▶ [Request]
From the listing, collect all lines containing the word "with".

** start of Records for the task **

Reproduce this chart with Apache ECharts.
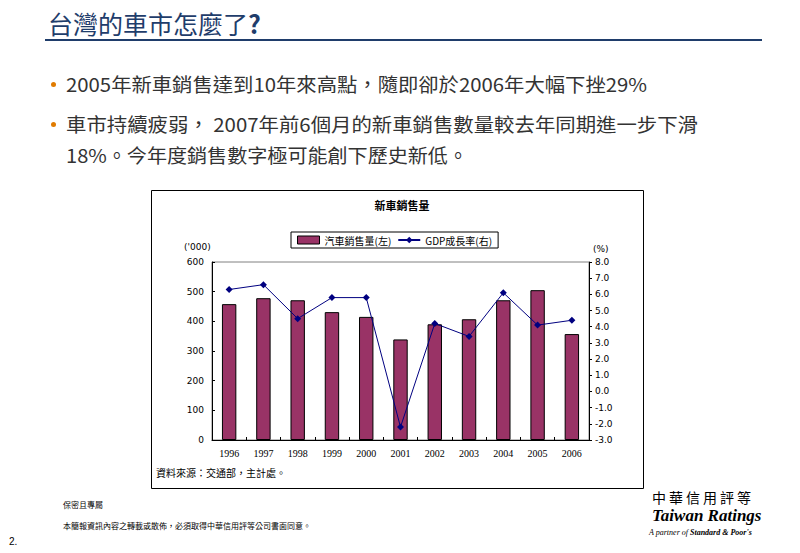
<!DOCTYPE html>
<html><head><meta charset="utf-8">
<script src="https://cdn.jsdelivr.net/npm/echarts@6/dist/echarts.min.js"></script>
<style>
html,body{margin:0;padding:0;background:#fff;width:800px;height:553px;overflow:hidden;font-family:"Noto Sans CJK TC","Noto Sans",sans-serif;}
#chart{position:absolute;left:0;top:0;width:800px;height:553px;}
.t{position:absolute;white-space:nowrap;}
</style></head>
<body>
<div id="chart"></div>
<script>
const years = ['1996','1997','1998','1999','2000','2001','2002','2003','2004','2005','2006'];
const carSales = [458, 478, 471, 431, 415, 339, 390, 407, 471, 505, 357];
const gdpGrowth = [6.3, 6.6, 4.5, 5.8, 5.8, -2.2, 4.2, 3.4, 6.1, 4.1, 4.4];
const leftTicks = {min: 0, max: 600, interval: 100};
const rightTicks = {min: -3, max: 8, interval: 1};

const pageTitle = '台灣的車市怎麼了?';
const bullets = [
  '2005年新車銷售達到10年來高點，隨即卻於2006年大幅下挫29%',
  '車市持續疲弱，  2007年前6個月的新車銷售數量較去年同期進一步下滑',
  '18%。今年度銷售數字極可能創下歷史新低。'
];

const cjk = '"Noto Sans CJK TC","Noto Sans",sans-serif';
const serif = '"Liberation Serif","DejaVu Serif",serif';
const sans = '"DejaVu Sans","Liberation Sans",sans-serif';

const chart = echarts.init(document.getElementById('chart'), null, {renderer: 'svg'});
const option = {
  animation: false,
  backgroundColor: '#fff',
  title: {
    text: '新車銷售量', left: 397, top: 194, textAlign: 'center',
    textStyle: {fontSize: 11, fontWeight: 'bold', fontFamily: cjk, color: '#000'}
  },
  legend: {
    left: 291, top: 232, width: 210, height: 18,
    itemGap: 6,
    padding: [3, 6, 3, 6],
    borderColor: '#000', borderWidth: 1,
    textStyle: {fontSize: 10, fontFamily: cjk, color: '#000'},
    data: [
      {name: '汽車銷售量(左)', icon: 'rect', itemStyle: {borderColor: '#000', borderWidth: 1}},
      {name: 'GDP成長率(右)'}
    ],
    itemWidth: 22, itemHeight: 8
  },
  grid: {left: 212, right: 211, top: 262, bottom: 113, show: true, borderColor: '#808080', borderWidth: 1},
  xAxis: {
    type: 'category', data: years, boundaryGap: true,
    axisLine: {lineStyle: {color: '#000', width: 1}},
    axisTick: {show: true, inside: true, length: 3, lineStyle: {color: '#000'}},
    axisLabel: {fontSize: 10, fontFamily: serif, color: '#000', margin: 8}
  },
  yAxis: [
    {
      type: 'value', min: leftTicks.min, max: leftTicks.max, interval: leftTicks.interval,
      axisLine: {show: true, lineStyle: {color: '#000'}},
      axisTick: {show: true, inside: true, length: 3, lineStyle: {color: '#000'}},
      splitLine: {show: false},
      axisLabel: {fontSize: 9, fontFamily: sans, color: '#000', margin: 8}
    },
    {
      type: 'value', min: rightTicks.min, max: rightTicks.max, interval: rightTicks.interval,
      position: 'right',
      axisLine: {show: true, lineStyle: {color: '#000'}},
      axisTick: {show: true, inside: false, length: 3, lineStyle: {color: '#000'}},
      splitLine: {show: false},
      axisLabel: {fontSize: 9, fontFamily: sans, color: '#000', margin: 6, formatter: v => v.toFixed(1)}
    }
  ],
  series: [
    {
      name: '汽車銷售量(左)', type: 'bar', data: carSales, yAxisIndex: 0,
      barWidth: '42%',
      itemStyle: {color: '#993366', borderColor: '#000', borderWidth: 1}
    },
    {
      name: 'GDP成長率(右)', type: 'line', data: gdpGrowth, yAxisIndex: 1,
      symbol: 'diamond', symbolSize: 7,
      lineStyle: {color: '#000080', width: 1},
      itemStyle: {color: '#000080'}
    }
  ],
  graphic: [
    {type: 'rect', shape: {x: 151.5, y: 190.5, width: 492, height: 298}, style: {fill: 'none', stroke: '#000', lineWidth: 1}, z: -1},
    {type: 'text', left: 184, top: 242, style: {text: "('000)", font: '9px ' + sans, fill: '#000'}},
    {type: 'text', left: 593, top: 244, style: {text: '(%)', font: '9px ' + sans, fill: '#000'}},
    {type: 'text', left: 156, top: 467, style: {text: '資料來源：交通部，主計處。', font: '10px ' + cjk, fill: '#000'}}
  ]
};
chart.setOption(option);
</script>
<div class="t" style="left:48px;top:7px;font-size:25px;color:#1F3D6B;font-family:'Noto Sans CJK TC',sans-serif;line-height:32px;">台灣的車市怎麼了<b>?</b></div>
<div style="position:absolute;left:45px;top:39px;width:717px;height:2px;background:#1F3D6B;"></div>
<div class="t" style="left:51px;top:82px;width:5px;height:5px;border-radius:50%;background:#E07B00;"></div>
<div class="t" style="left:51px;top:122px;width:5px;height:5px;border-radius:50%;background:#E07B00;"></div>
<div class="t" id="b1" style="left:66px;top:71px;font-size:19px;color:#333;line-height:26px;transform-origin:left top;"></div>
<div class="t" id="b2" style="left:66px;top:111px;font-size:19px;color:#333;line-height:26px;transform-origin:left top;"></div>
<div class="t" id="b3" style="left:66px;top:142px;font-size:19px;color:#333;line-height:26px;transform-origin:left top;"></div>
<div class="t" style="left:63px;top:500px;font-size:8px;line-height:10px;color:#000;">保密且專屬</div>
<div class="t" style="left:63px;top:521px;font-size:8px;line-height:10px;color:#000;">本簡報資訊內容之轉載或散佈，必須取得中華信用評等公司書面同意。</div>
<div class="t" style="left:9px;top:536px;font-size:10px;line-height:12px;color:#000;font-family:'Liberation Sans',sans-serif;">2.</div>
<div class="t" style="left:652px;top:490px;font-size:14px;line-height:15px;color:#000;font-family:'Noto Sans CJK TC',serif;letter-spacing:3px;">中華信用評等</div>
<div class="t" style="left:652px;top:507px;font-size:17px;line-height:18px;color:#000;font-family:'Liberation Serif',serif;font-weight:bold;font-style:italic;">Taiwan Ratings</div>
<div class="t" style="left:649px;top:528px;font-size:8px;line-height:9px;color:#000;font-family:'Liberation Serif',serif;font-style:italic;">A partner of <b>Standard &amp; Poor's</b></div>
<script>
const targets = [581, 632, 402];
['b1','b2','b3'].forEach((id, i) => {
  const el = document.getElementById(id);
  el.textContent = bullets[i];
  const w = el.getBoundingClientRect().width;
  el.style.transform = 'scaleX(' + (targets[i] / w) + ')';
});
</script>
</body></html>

** end of Records for the task **
** start of Records for the task **

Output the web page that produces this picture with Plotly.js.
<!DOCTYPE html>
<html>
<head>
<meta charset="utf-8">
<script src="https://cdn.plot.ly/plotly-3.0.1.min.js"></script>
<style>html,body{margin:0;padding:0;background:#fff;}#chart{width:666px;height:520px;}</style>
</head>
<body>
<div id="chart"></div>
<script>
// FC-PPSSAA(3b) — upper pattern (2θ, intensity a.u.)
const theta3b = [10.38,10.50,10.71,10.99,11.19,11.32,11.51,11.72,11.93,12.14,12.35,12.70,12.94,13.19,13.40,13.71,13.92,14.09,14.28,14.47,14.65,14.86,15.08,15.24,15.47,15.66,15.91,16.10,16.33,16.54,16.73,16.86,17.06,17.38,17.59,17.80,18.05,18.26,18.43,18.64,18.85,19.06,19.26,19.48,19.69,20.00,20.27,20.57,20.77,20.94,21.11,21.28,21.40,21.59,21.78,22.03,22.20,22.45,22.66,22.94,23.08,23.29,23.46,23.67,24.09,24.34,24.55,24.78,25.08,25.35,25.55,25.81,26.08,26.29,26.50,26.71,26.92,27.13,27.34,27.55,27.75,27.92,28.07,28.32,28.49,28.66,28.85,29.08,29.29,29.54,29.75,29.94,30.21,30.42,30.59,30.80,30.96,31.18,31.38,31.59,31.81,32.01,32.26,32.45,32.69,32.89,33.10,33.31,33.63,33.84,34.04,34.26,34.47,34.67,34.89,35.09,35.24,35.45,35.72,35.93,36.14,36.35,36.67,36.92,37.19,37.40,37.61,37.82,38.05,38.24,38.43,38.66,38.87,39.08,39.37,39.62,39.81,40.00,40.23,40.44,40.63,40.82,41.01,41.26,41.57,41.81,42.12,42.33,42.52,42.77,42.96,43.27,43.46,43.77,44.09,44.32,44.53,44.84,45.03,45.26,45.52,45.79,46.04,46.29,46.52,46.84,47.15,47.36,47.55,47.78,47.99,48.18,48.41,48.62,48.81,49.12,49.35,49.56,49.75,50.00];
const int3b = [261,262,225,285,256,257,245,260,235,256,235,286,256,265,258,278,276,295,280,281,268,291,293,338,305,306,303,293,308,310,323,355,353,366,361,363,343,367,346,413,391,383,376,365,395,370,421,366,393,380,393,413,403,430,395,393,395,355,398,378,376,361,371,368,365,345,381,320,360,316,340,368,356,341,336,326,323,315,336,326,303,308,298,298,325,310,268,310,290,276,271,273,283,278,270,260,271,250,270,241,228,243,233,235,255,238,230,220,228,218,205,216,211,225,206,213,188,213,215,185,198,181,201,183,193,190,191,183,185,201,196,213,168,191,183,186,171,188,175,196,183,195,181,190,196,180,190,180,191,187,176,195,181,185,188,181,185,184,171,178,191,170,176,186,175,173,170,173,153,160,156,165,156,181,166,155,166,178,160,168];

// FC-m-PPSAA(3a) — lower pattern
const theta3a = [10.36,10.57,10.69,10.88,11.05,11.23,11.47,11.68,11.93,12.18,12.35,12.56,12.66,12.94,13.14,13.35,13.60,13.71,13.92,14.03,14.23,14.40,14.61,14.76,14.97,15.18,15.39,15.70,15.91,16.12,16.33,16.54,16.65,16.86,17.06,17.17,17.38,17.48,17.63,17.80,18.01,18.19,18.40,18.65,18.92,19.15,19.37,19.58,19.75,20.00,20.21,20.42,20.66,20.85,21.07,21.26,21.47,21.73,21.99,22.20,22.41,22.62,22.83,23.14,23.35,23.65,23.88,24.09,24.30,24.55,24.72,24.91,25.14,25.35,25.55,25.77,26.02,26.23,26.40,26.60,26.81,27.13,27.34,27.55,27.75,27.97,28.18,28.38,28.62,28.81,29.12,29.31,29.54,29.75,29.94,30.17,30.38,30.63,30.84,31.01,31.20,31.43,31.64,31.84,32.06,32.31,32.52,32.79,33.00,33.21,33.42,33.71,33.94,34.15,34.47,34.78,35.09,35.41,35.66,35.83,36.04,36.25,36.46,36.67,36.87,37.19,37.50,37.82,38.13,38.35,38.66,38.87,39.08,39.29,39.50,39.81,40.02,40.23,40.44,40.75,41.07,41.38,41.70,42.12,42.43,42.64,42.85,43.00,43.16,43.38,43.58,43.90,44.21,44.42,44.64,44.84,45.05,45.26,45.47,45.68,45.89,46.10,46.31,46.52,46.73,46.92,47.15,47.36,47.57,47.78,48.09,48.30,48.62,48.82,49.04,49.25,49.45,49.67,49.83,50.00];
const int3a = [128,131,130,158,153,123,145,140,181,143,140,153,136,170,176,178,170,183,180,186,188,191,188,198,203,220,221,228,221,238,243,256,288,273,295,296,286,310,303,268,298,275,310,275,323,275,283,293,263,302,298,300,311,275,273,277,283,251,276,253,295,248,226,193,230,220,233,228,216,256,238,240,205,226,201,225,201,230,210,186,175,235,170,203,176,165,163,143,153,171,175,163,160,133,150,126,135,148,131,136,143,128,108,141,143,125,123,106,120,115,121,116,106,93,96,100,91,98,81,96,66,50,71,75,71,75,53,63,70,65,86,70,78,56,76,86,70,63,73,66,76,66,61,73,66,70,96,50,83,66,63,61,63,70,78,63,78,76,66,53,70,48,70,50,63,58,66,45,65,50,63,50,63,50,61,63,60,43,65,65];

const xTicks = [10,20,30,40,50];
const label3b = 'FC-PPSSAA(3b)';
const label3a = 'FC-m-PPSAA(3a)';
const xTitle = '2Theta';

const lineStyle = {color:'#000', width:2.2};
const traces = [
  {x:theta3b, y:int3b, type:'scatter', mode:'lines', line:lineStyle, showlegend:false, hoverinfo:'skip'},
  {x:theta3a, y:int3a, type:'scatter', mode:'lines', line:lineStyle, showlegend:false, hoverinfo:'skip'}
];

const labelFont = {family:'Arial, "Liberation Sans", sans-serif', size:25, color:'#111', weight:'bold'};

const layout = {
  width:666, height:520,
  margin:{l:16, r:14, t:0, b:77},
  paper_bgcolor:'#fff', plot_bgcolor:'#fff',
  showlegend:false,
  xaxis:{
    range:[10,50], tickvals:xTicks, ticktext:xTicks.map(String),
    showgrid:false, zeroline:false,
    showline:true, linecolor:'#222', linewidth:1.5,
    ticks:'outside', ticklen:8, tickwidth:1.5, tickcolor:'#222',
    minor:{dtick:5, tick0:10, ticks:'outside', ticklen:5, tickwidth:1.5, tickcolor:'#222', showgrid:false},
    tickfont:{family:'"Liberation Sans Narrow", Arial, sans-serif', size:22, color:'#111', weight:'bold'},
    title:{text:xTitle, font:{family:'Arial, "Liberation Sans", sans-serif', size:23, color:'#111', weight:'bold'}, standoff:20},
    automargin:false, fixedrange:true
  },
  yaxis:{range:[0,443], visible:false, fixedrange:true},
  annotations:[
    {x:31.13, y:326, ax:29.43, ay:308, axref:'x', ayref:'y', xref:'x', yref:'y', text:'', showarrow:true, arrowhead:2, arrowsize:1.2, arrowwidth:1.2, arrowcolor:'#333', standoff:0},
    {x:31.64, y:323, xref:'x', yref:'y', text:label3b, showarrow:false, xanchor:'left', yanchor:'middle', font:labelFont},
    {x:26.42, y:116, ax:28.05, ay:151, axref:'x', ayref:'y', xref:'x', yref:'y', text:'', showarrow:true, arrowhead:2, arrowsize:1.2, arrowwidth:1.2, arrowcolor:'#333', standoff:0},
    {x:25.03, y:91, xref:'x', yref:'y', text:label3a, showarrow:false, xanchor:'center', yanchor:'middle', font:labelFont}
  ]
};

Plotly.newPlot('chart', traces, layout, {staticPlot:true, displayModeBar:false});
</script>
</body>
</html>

** end of Records for the task **

▶ [Reply to the task]
Reproduce this chart with Apache ECharts.
Output the web page that produces this picture with Plotly.js.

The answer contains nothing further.